The season will begin in late July with a weekend of competition centered around the Black Lives Matter movement, the WNBA said. Players will wear “special uniforms to seek justice for the women and girls, including Sandra Bland, Breonna Taylor, Vanessa Guillen and many more who have been the forgotten victims of police brutality and racial violence,” the league said.

Players will wear warmup jerseys throughout the season that read “Black Lives Matter” on the front and “Say Her Name” on the back. Black Lives Matter will also feature prominently on game courts.

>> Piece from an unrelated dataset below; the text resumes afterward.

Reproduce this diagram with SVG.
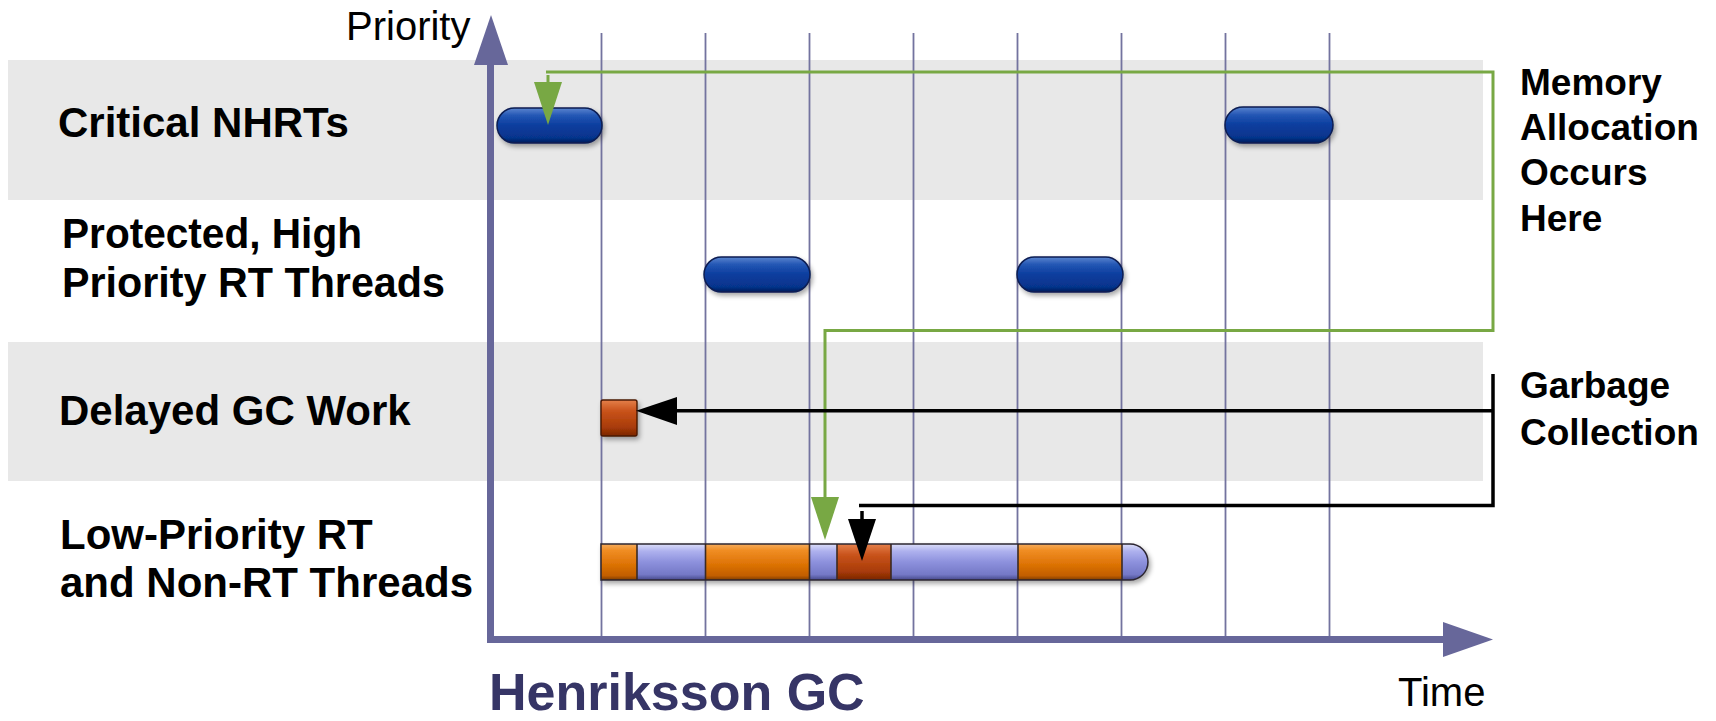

The uniforms reflect the WNBA’s new Social Justice Council. Led by players, the council will work to “address this country’s long history of inequality, implicit bias and systemic racism that has targeted black and brown communities” as well as holding conversations around other societal issues such as voting rights, LGBTQ advocacy, and gun control, the league said in a statement.

“We are incredibly proud of WNBA players who continue to lead with their inspiring voices and effective actions in the league’s dedicated fight against systemic racism and violence,” WNBA Commissioner Cathy Engelbert said in the statement.

She continued: “Systemic change can’t happen overnight, but it is our shared responsibility to do everything we can to raise awareness and promote the justice we hope to see in society.”

Los Angeles Sparks player Nneka Ogwumike, president of the WNBA player’s association, said she believes the movement’s impact will reach around the U.S. and abroad.

“With 140-plus voices all together for the first time ever, we can be a powerful force connecting to our sisters across the country and in other parts of the world,” Ogwumike said. “And may we all recognize that the league’s stated commitment to us – in this season and beyond – offers a pivotal moment in sports history.”